Why no value-flip mutation: creates duplicates - the same row has two queens.
Chromosome: a fixed-length sequence of moves U / D / L / R - e.g. length 31 (the longest known optimal solution length). Genes = the move at each step.
Fitness: Manhattan distance of the final state from the goal after applying the move sequence to the initial state.
Crossover: single-point or two-point on the move sequence is fine - there is no permutation constraint.
Mutation: replace one move with another from {U, D, L, R}. Avoid producing immediate U-D or L-R that "dance" without progress.
Communication. HC restarts are independent runs; GA individuals share information through selection and crossover.
Roulette assigns probability proportional to fitness. To minimize, you must transform the fitness (1/f or C-f), but the transformation is subjective: the offset C changes the bully effect dramatically.
Without replacement of the opponent, the weakest is always paired against someone and always loses - it dies. With replacement, the weakest can be paired against itself with low probability, so it has a tiny but nonzero chance of surviving. The doctor preferred with-replacement: "the weak must have a chance."
Uniform crossover at 50/50 is essentially random. Schemata are destroyed every generation. Aggressive exploration with no preserved structure.
Mutation and crossover destroy schemata. If they destroy a lot, you need elitism to reserve slots for the strong. If they destroy little, the strong already survive on their own and elitism just turns them into bullies.
Generational: parents always die - healthy turnover, risk of losing strong parents whose children are weak. Steady-state: parents and children compete together - strong survives forever, premature convergence is the risk.
Pop = 1 is hill climbing. Pop = budget with one generation is random search. Choose the population size based on whether the landscape needs more exploration (large pop) or more exploitation (more generations).
Without crossover, each parent only mutates copies of itself - no information passes between individuals. That is evolution strategy, not genetic algorithm. Many "GA on permutation problems" papers are evolution strategies in disguise.
If the chromosome must remain a valid permutation (8-queens, BPP) and your crossover never produces missing values, swap is correct. If your crossover pipeline can leave a value missing, swap cannot recover it - you must either repair or use value-flip mutation.
Most local moves do not change the bin count, so the landscape is full of plateaus. Selection cannot tell which solution is closer to improvement. Add a tie-breaker - empty-space variance, max waste, fill ratio - and the GA can navigate the plateau.
If the average fitness of the instances of a schema is above the population mean, the number of instances of that schema grows over generations. The GA amplifies fit schemata even though it does not know what they are.
Static is the default - fix the rates and run. Dynamic monitors CB and BSF during the run and increases mutation when CB hugs BSF, decreases mutation when BSF is wildly oscillating. The doctor framed dynamic rates as a reinforcement-learning policy.

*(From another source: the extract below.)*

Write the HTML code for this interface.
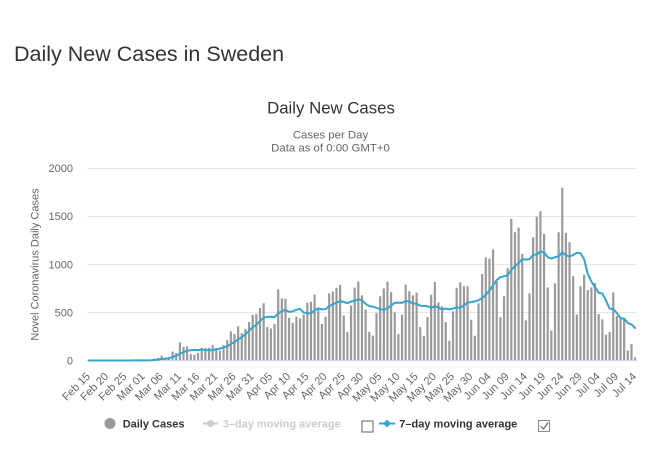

Genetic Algorithm is a population metaheuristic whose distinguishing feature is communication between individuals. Each generation: select parents (the weak must have a chance, so prefer tournament with replacement or rank-based selection), recombine via crossover (one-point or two-point preserves schemata; uniform 50/50 destroys them), mutate per gene (rate around 1/L is the safe default), and replace either generationally (parents die) or steady-state (parents and children compete, with bully risk). Elitism is small (1 to 3 percent) and must be coupled with the operator destruction rate. Representation choice determines locality: gray code or permutation with swap mutation gives strong locality, plain binary with bit-flip does not. Invalid offspring should be repaired rather than ignored. Under a fixed evaluation budget, large population favours exploration and many generations favours exploitation. For bin packing, augment the raw bin count with an empty-space term so the landscape is no longer flat. For 8-queens use a permutation chromosome with swap mutation and a repaired one-point crossover; for the 8-puzzle use a fixed-length move sequence with simple crossover and replacement mutation.